Camp is an impressively produced, addictive album about a boy living in a man’s world, still riddled with insecurities and identity issues, which simultaneously act as flaws and positives for the album as a whole. There are a couple of misses along the way, perhaps an over reliance on dick jokes, and a conflicted sense of environment. The influences from contemporaries such as Kanye West, Drake and Lil Wayne are obvious, but Childish Gambino adopts their traits with a confidence and an unabashed flourish.

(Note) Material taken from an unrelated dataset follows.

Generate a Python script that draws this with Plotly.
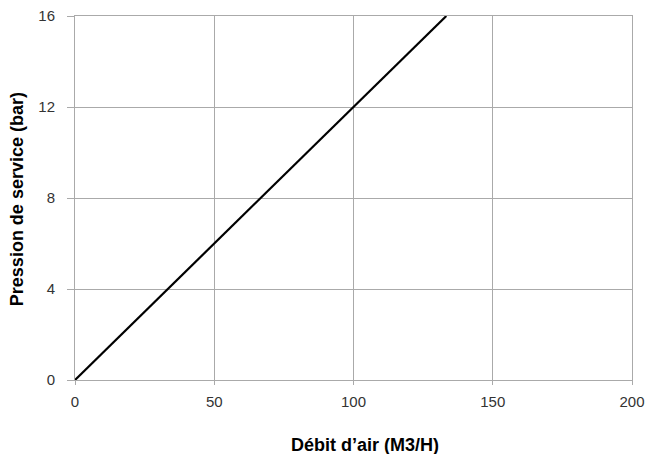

His witticisms and lyrical ability are cleverer than Wayne’s, his singing is better than Drake’s, and his knack for self-aware, soul-searching story-telling is at least comparable with Kanye’s.
Donald Glover is without doubt one of the most impressive young talents in the world of entertainment, a super talented actor and comedian, and as his debut album proves, an equally gifted musician and rapper. NBC may have just dropped Community from the mid-season schedules, but I can assure you, nobody is dropping Childish Gambino.